ALL books for this series are accessible and available to borrow from the Reader’s Advisory Desk at the Main Library, where you may register for the program, borrow, and return copies of the books. For more information, contact Elizabeth at hartsig@portlandpubliclibrary.org or the Reader’s Advisory Desk at 871-1700 ext. 705. This discussion series is free.

January 23, 2017 – The Fire This Time: A New Generation Speaks About Race, edited by Jesmyn Ward. Contributors include Carol Anderson, Jericho Brown, Garnette Cadogan, Edwidge Danticat, Rachel Kaadzi Ghansah, Mitchell S. Jackson, Honoree Jeffers, Kima Jones, Kiese Laymon, Daniel Jose Older, Emily Raboteau, Claudia Rankine, Clint Smith, Natasha Trethewey, Wendy S. Walters, Isabel Wilkerson, and Kevin Young.
February 6, 2017 – Just Mercy: A Story of Justice and Redemption, by Bryan Stevenson
February 27, 2017 – The Contested Murder of Latasha Harlins: Justice, Gender, and the Origins of the L.A. Riots, by Brenda Stevenson
March 20, 2017 – Contempt of Court: The Turn-of-the-Century Lynching that Launched 100 Years of Federalism, by Mark Curriden and Leroy Phillips
April 10, 2017 – Arc of Justice: A Saga of Race, Civil Rights, and Murder in the Jazz Age, by Kevin Boyle

Race and Justice in America will explore the complex, and often uneasy, relationship between black Americans and the American justice system.

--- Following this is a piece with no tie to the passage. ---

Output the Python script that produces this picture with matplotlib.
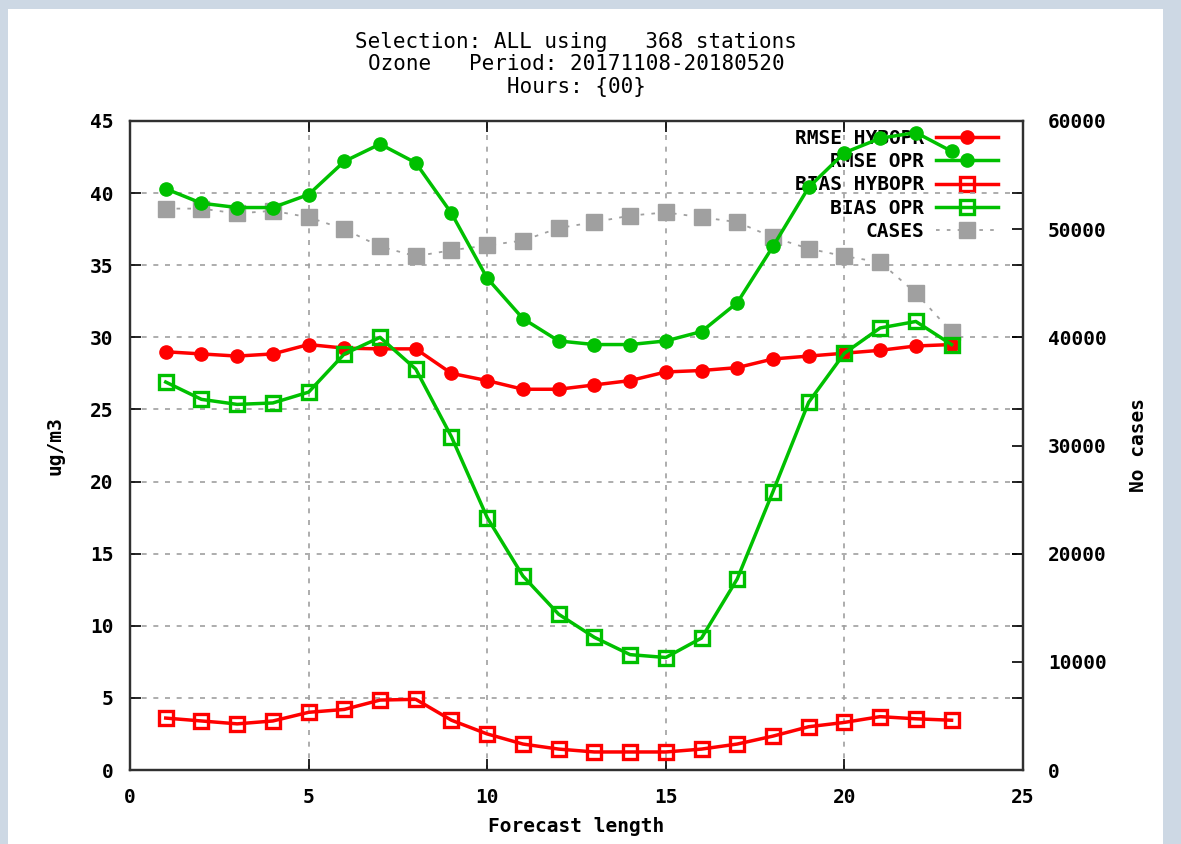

Developed by project scholar Leroy Rowe, Assistant Professor of African American History and Politics at USM, the books selected for Race and Justice in America will provide historical analyses of selected events, court rulings, and public policies that help to explain the black American struggle for citizenship, civil rights, and equal treatment under the laws.

Race and Justice in America also explores the changing boundaries and content of state and national citizenship. The core questions that the series engages are: how was membership in the social and political community defined for African Americans and whites in the United States? How have those definitions changed over time? And in what ways did individuals and communities exercise rights as citizens and experience those rights differently? Race and Justice in America is part of The 14th Amendment in American Life and Imagination, a program funded by the National Endowment for the Humanities, which explores concepts of equality, citizenship, and liberty statewide.